Cultural Spotlight: Belgium

 

Written by Jenny Goldade

 

Here in America and in most of Canada, we have funeral traditions that have stood the test of time for decades, even centuries.

 

But our traditions are vastly different from those in other countries and cultures.

 

This article looks at Belgian funeral traditions and is part of a series that highlights how different cultures care for their dead. Other parts of the series are about Bulgarian funeral traditions and Portuguese funeral traditions, among others.

 

Note, these traditions may vary depending on the individual and their own beliefs.

 

Belgian Wake

Before the funeral, there’s a wake with an open casket for close family and friends to view the deceased. For many Belgian people, family is their top priority, so it’s important they have this time to say their respects. Families also remain close geographically, as many people stay in the town they grew up in.

 

Belgian Funeral

Christianity is the most common religion in Belgium with 65% of the population as of 2012. Therefore, a Belgian funeral typically includes a Christian Mass and the rosary prayer.
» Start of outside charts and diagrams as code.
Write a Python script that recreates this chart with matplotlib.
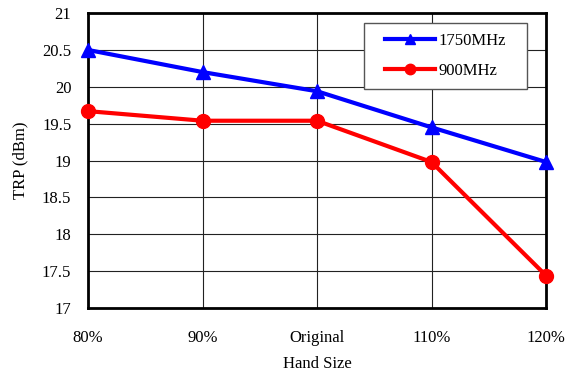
import matplotlib
matplotlib.use("Agg")
import matplotlib.pyplot as plt
from matplotlib.patches import Rectangle

categories = ["80%", "90%", "Original", "110%", "120%"]
trp_1750 = [20.50, 20.20, 19.94, 19.45, 18.98]
trp_900 = [19.67, 19.54, 19.54, 18.98, 17.44]
y_ticks = [17, 17.5, 18, 18.5, 19, 19.5, 20, 20.5, 21]
y_labels = ["17", "17.5", "18", "18.5", "19", "19.5", "20", "20.5", "21"]

plt.rcParams["font.family"] = ["Liberation Serif", "DejaVu Serif"]
fs = 12

fig = plt.figure(figsize=(5.69, 3.74), dpi=100)
ax = fig.add_axes([0.1547, 0.1765, 0.8049, 0.7885])

x = list(range(len(categories)))
ax.plot(x, trp_1750, color="#0000ff", lw=3, marker="^", ms=10, label="1750MHz", clip_on=False, zorder=3)
ax.plot(x, trp_900, color="#ff0000", lw=3, marker="o", ms=10, label="900MHz", clip_on=False, zorder=3)

ax.set_xlim(0, 4)
ax.set_ylim(17, 21)
ax.set_xticks(x)
ax.set_xticklabels(categories)
ax.set_yticks(y_ticks)
ax.set_yticklabels(y_labels)
ax.tick_params(length=0, labelsize=fs)
ax.tick_params(axis="x", pad=16)
ax.tick_params(axis="y", pad=12)
ax.grid(True, color="#222222", lw=0.8)
ax.set_axisbelow(True)
for s in ax.spines.values():
    s.set_linewidth(2)
    s.set_color("black")

ax.set_xlabel("Hand Size", fontsize=fs, labelpad=7)
ax.set_ylabel("TRP (dBm)", fontsize=fs, labelpad=10)

# legend box drawn separately so it can be wider than its content
box = Rectangle((0.6026, 0.7424), 0.3559, 0.2236, transform=ax.transAxes,
                facecolor="white", edgecolor="#555555", lw=1, zorder=4)
ax.add_patch(box)
leg = ax.legend(loc="center", bbox_to_anchor=(0.7806, 0.854), borderaxespad=0,
                fontsize=fs, frameon=False, handlelength=3.0, borderpad=0.3,
                labelspacing=0.85, handletextpad=0.2, markerscale=0.75)
leg.set_zorder(5)

fig.savefig("out.png", dpi=100)
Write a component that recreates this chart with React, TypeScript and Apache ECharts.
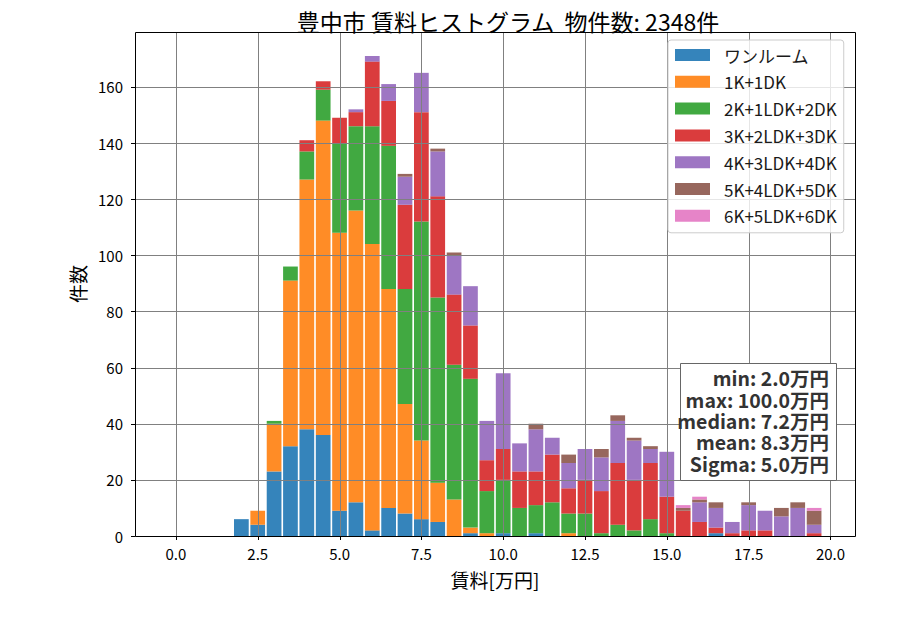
import React, { useEffect, useRef } from 'react';
import * as echarts from 'echarts';

// Histogram bin centers (万円), bin width 0.5
const bins = [
  '0.0', '0.5', '1.0', '1.5', '2.0', '2.5', '3.0', '3.5', '4.0', '4.5',
  '5.0', '5.5', '6.0', '6.5', '7.0', '7.5', '8.0', '8.5', '9.0', '9.5',
  '10.0', '10.5', '11.0', '11.5', '12.0', '12.5', '13.0', '13.5', '14.0', '14.5',
  '15.0', '15.5', '16.0', '16.5', '17.0', '17.5', '18.0', '18.5', '19.0', '19.5',
];
// empty margin slots on each side of the axis (matplotlib auto margin)
const padLeft = ['-1.0', '-0.5'];
const padRight = ['20.0', '20.5'];

const xTickLabels = ['0.0', '2.5', '5.0', '7.5', '10.0', '12.5', '15.0', '17.5', '20.0'];
const yTicks = [0, 20, 40, 60, 80, 100, 120, 140, 160];

const seriesNames = [
  'ワンルーム', '1K+1DK', '2K+1LDK+2DK', '3K+2LDK+3DK', '4K+3LDK+4DK', '5K+4LDK+5DK', '6K+5LDK+6DK',
];

const oneRoom = [
  0, 0, 0, 0, 6, 4, 23, 32, 38, 36,
  9, 12, 2, 10, 8, 6, 5, 0, 1, 0,
  1, 0, 1, 0, 0, 0, 0, 0, 0, 0,
  0, 0, 0, 1, 0, 0, 0, 0, 0, 0,
];
const k1dk = [
  0, 0, 0, 0, 0, 5, 17, 59, 89, 112,
  99, 104, 102, 78, 39, 28, 14, 13, 2, 1,
  0, 0, 0, 0, 1, 0, 0, 0, 0, 0,
  0, 0, 0, 0, 0, 0, 0, 0, 0, 0,
];
const k2dk = [
  0, 0, 0, 0, 0, 0, 1, 5, 10, 11,
  32, 30, 42, 51, 41, 78, 66, 48, 53, 15,
  19, 10, 10, 12, 7, 8, 1, 4, 2, 6,
  1, 0, 0, 0, 0, 0, 0, 0, 0, 0,
];
const k3dk = [
  0, 0, 0, 0, 0, 0, 0, 0, 4, 3,
  9, 5, 23, 16, 30, 39, 36, 25, 19, 11,
  11, 13, 12, 17, 9, 12, 15, 22, 18, 20,
  13, 9, 5, 2, 1, 2, 2, 0, 0, 1,
];
const k4dk = [
  0, 0, 0, 0, 0, 0, 0, 0, 0, 0,
  0, 1, 2, 6, 10, 14, 16, 14, 14, 14,
  27, 10, 15, 6, 9, 11, 12, 15, 14, 5,
  16, 0, 7, 7, 4, 9, 7, 7, 10, 3,
];
const k5dk = [
  0, 0, 0, 0, 0, 0, 0, 0, 0, 0,
  0, 0, 0, 0, 1, 0, 1, 1, 0, 0,
  0, 0, 2, 0, 3, 0, 3, 2, 1, 1,
  0, 1, 1, 2, 0, 1, 0, 3, 2, 5,
];
const k6dk = [
  0, 0, 0, 0, 0, 0, 0, 0, 0, 0,
  0, 0, 0, 0, 0, 0, 0, 0, 0, 0,
  0, 0, 0, 0, 0, 0, 0, 0, 0, 0,
  0, 1, 1, 0, 0, 0, 0, 0, 0, 1,
];
const seriesValues = [oneRoom, k1dk, k2dk, k3dk, k4dk, k5dk, k6dk];
const colors = ['#1f77b4', '#ff7f0e', '#2ca02c', '#d62728', '#9467bd', '#8c564b', '#e377c2'];

const statsLines = ['min: 2.0万円', 'max: 100.0万円', 'median: 7.2万円', 'mean: 8.3万円', 'Sigma: 5.0万円'];
const titleText = '豊中市 賃料ヒストグラム  物件数: 2348件';

const FONT = '"Noto Sans CJK JP", "Noto Sans", sans-serif';

export default function App() {
  const ref = useRef<HTMLDivElement>(null);
  useEffect(() => {
    if (!ref.current) return;
    const chart = echarts.init(ref.current, null, { renderer: 'svg' });

    const barSeries = seriesNames.map((name, si) => ({
      type: 'bar',
      name,
      stack: 'all',
      barWidth: '90%',
      itemStyle: { color: colors[si], opacity: 0.9 },
      emphasis: { disabled: true },
      data: bins.map((b, i) => [b, seriesValues[si][i]]),
      z: 2,
    }));

    const statsTexts = statsLines.map((line, i) => ({
      type: 'text',
      z: 11,
      x: 829,
      y: 377.7 + i * 21.4,
      style: {
        text: line,
        align: 'right',
        verticalAlign: 'middle',
        fontSize: 19.5,
        lineHeight: 20,
        fontWeight: 'bold',
        fill: '#333333',
        fontFamily: FONT,
      },
    }));

    const option: any = {
      animation: false,
      textStyle: { fontFamily: FONT },
      title: {
        text: titleText,
        left: 503,
        top: 4,
        textAlign: 'center',
        textStyle: { fontSize: 23, fontWeight: 'normal', color: '#000', fontFamily: FONT },
      },
      grid: { left: 135, right: 45, top: 32, bottom: 94, containLabel: false },
      legend: {
        data: seriesNames,
        orient: 'vertical',
        left: 668,
        top: 40,
        padding: [5, 7, 7, 7],
        itemWidth: 35,
        itemHeight: 12,
        itemGap: 6.8,
        icon: 'rect',
        backgroundColor: 'rgba(255,255,255,0.8)',
        borderColor: '#cccccc',
        borderWidth: 1,
        borderRadius: 3,
        selectedMode: false,
        textStyle: { fontSize: 17, color: '#1a1a1a', fontFamily: FONT, lineHeight: 20, padding: [0, 0, 0, 9] },
      },
      xAxis: {
        type: 'category',
        data: [...padLeft, ...bins, ...padRight],
        boundaryGap: true,
        name: '賃料[万円]',
        nameLocation: 'middle',
        nameGap: 34,
        nameTextStyle: { fontSize: 19, color: '#000', fontFamily: FONT },
        axisLine: { show: false },
        axisTick: { show: false },
        splitLine: { show: false },
        axisLabel: {
          interval: (_idx: number, value: string) => xTickLabels.includes(value),
          fontSize: 15,
          color: '#000',
          margin: 10,
          fontFamily: FONT,
        },
      },
      yAxis: {
        type: 'value',
        min: 0,
        max: 179.55,
        interval: 20,
        name: '件数',
        nameLocation: 'middle',
        nameGap: 48,
        nameTextStyle: { fontSize: 19, color: '#000', fontFamily: FONT },
        axisLine: { show: false },
        axisTick: { show: false },
        splitLine: { show: false },
        axisLabel: { fontSize: 15, color: '#000', margin: 12, showMaxLabel: false, fontFamily: FONT },
      },
      series: [
        ...barSeries,
        {
          type: 'custom',
          name: 'xgrid',
          z: 3,
          silent: true,
          data: xTickLabels.map((t) => [t, 0]),
          renderItem: (params: any, api: any) => {
            const cs = params.coordSys;
            const x = Math.round(api.coord([api.value(0), 0])[0]) + 0.5;
            const bottom = cs.y + cs.height;
            const children: any[] = [
              { type: 'line', shape: { x1: x, y1: cs.y, x2: x, y2: bottom }, style: { stroke: '#808080', lineWidth: 1 } },
              { type: 'line', shape: { x1: x, y1: bottom, x2: x, y2: bottom + 4 }, style: { stroke: '#000', lineWidth: 1 } },
            ];
            if (params.dataIndex === 0) {
              children.push({
                type: 'rect',
                shape: { x: Math.round(cs.x) + 0.5, y: Math.round(cs.y) + 0.5, width: Math.round(cs.width), height: Math.round(cs.height) },
                style: { stroke: '#000', fill: 'none', lineWidth: 1 },
                z2: 10,
              });
            }
            return { type: 'group', children };
          },
        },
        {
          type: 'custom',
          name: 'ygrid',
          z: 3,
          silent: true,
          data: yTicks.map((v) => ['0.0', v]),
          renderItem: (params: any, api: any) => {
            const cs = params.coordSys;
            const y = Math.round(api.coord([api.value(0), api.value(1)])[1]) + 0.5;
            return {
              type: 'group',
              children: [
                { type: 'line', shape: { x1: cs.x, y1: y, x2: cs.x + cs.width, y2: y }, style: { stroke: '#808080', lineWidth: 1 } },
                { type: 'line', shape: { x1: cs.x - 4, y1: y, x2: cs.x, y2: y }, style: { stroke: '#000', lineWidth: 1 } },
              ],
            };
          },
        },
      ],
      graphic: [
        {
          type: 'group',
          z: 10,
          children: [
            {
              type: 'rect',
              z: 10,
              shape: { x: 680.5, y: 363.5, width: 156, height: 117, r: 0 },
              style: { fill: '#ffffff', stroke: '#666666', lineWidth: 1 },
            },
            ...statsTexts,
          ],
        },
      ],
    };
    chart.setOption(option);
    return () => chart.dispose();
  }, []);
  return <div ref={ref} style={{ width: 900, height: 630, margin: -8 }} />;
}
Masses also may occur throughout the year following the death to honor and remember the deceased.

 

Food is typically served, such as Simnel cake or “soul bread.” Friends and neighbors also may give food or other gifts to the grieving family. When giving flowers, they give them in an odd number, but never thirteen. Also, people typically only give liquor and wine as gifts to close family and friends.

 

Burial or Cremation

Both burial and cremation are common in Belgium along with a funeral procession to the cemetery. However, embalming isn’t usually practiced, unless it’s a special circumstance such as if the body needs to be transported internationally. If someone’s cremated, the ashes are either buried, kept by the family, or scattered on the cemetery lawn or in the water.

 

Mourning Period

While mourning, close family members may wear dark or black clothes and refrain from attending social events for a while. Traditionally, families tied a black ribbon on the door of the deceased home and men in the family wore black armbands. However, this custom isn’t as common today.